The request ->
Scan the lines below for the string "this" and copy every one that has it.

____ Data shown

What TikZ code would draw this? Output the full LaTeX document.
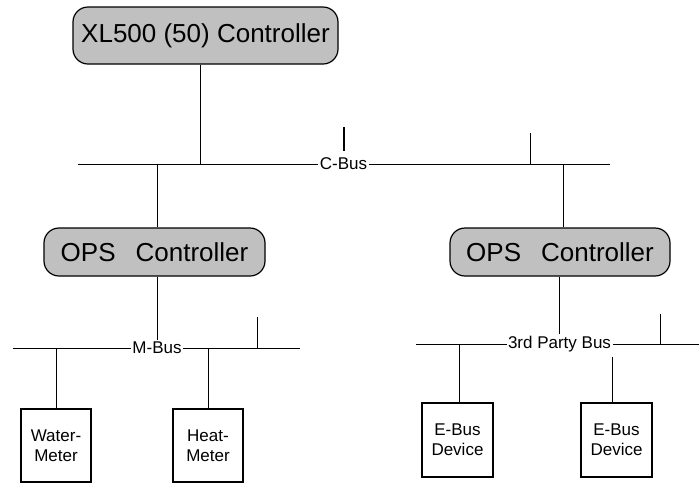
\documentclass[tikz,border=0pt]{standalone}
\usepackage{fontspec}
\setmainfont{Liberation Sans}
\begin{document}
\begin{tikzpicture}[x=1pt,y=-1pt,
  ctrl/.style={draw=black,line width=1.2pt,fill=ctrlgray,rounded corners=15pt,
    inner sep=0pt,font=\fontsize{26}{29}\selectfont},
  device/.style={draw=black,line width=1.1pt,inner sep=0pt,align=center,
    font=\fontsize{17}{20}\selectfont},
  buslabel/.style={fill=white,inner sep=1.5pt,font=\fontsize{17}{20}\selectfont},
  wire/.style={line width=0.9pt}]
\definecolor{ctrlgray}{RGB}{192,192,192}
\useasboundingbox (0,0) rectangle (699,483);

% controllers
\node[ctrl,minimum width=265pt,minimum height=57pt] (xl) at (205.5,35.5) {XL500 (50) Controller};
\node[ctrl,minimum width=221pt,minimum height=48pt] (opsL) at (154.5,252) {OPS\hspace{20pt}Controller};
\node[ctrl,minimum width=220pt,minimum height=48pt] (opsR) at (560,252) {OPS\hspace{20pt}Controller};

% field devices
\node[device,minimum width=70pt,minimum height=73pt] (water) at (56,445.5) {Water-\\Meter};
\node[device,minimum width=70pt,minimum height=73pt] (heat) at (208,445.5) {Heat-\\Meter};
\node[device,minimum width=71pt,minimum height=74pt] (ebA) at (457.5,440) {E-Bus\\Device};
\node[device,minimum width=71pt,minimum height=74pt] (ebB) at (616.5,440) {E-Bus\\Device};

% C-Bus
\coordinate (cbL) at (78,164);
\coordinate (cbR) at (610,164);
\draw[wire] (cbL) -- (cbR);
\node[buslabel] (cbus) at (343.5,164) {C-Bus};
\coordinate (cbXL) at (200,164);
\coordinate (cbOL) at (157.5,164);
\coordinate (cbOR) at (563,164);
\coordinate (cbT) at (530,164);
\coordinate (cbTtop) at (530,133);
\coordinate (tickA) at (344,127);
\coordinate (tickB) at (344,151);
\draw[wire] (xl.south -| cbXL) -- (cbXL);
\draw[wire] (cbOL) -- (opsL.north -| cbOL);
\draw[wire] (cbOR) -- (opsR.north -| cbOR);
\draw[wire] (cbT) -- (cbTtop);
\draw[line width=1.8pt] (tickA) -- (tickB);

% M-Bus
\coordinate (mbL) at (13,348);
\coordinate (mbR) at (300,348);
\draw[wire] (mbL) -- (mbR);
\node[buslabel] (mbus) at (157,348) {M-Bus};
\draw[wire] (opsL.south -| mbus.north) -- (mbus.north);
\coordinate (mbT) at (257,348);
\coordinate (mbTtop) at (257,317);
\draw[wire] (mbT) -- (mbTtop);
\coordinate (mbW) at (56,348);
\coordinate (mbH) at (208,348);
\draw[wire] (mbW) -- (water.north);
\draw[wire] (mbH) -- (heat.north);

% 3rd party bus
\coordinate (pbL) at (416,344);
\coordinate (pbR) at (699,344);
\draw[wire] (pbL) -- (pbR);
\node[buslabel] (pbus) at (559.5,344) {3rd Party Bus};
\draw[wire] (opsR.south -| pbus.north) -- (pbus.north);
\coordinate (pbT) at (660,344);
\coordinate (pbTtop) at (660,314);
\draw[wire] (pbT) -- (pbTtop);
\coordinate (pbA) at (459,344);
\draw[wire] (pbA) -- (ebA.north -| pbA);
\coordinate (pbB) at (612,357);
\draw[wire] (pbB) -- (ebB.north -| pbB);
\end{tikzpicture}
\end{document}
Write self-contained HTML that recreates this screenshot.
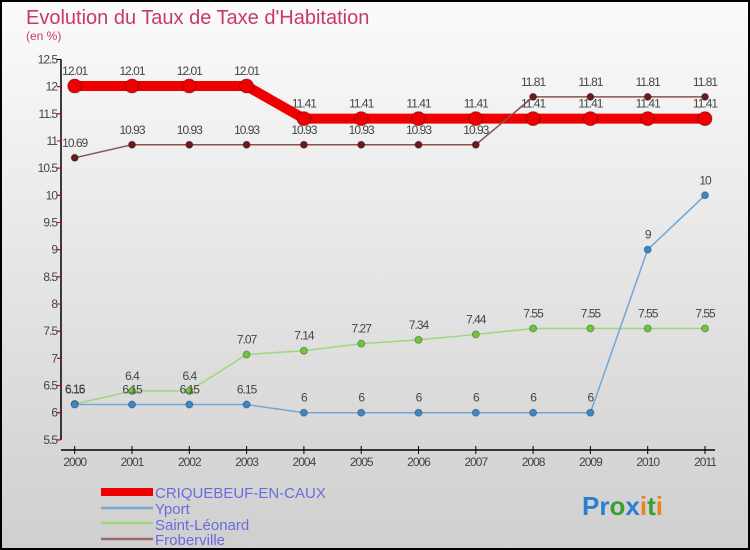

________

Solution ->
What TikZ code would draw this? Output the full LaTeX document.
Write self-contained HTML that recreates this screenshot.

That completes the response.